2. A proposito di osservanza perfetta: “Siate perfetti”, questo è il mandato di Gesù, ed è proprio su questa aspirazione alla perfezione che saremo giudicati. Altro che concessioni mosaiche: all’epoca il peccato originale non era stato ancora riscattato…
3. È possibile che solo duemila anni dopo che Gesù ebbe pronunciato quelle parole, solo oggi se ne sia compreso il senso? In tal caso, la Chiesa – tradizione apostolica, individuazione del canone delle Scritture, magistero e legislazione canonica – avrebbe semplicemente preso il posto dei farisei, caricando di pesi insostenibili la vita e la coscienza dei suoi figli. E ancora una volta ogni generazione passata sarebbe stata sfavorita dall’”evoluzione del dogma”, così come Voegelin opinava che nella visione progressista gli uomini di ieri, lungi dall’essere anch’essi kantianamente “fini”, venissero ridotti a “mezzo” per la felicità compiuta di quelli di domani.

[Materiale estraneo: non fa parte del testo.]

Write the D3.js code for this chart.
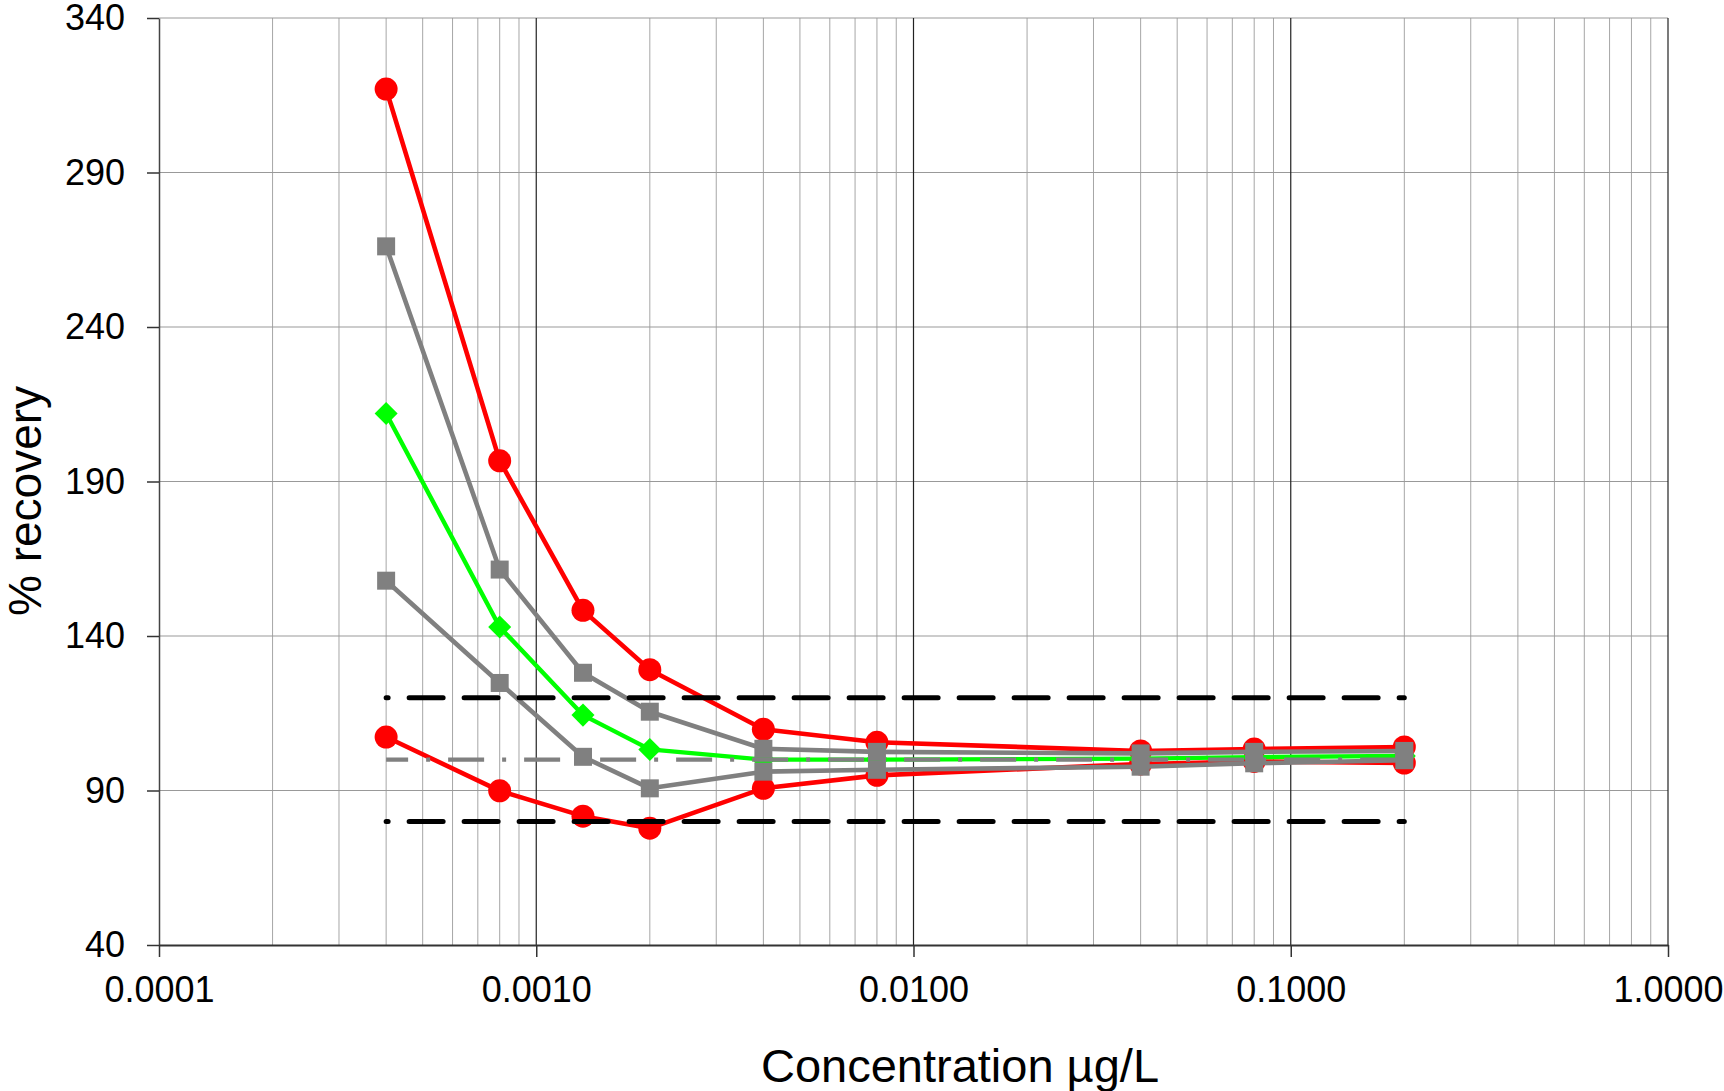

Quanto alla conclusione in versi… Beh, è dottrina antica che l’egualitarismo non è cosa cristiana, neppure nel regno dei cieli. Anche là vi sarà una gerarchia, una gerarchia senz’invidia sociale in cui davvero ciascuno sarà contento e godrà, ma pur sempre una gerarchia della virtù, che non esclude il peccato, ma ne pretende il superamento.
Insomma, il “minimo” nel regno dei cieli non può essere colui che è morto in stato di peccato mortale ma piccolo, bensì colui il quale non ha esercitato tutt’intera la virtù cui è stato chiamato, o l’ha macchiata con peccati dei quali non ha dato completa soddisfazione.
Questa la dottrina che la Chiesa insegna da sempre. Quanto al Giudizio della singola anima, per fortuna sono totalmente incompetente per materia e nessuno mi chiederà parere. Per fortuna.
Mi scusi se Le ho ripetuto cose a Lei certamente note e non senza pedanteria. Ma la mia passione è l’ovvio, e quando lo vedo – “rectius”, mi sembra di vederlo – offeso, mi vien da insorgere.
Un caro saluto con accresciuta stima.
Giovanni Formicola
Autore della seconda replica è invece il gesuita uruguaiano Horacio Bojorge, 81 anni, fondatore della rivista teologica di Montevideo “Fe y Razón”, docente di cultura e lingua bibliche alla facoltà umanistica della Universidad de la República Oriental del Uruguay.
Il testo integrale della sua replica, in spagnolo, è in quest’altra pagina web: ¿Pueden los divorciados y vueltos a casar sentarse a la mesa de los hijos?
Alla domanda del titolo la sua risposta sintetica è nelle parole conclusive della sua ampia replica: “Alcuni figli della Chiesa esprimono la loro fedeltà e obbedienza facendo la comunione. Altri possono esprimere la loro obbedienza filiale astenendosi dal comunicarsi per compiacere e glorificare il Padre delle loro vite e per vivere come figli nell’accettazione volontaria, e, perché no?, gioiosa di questa pena”.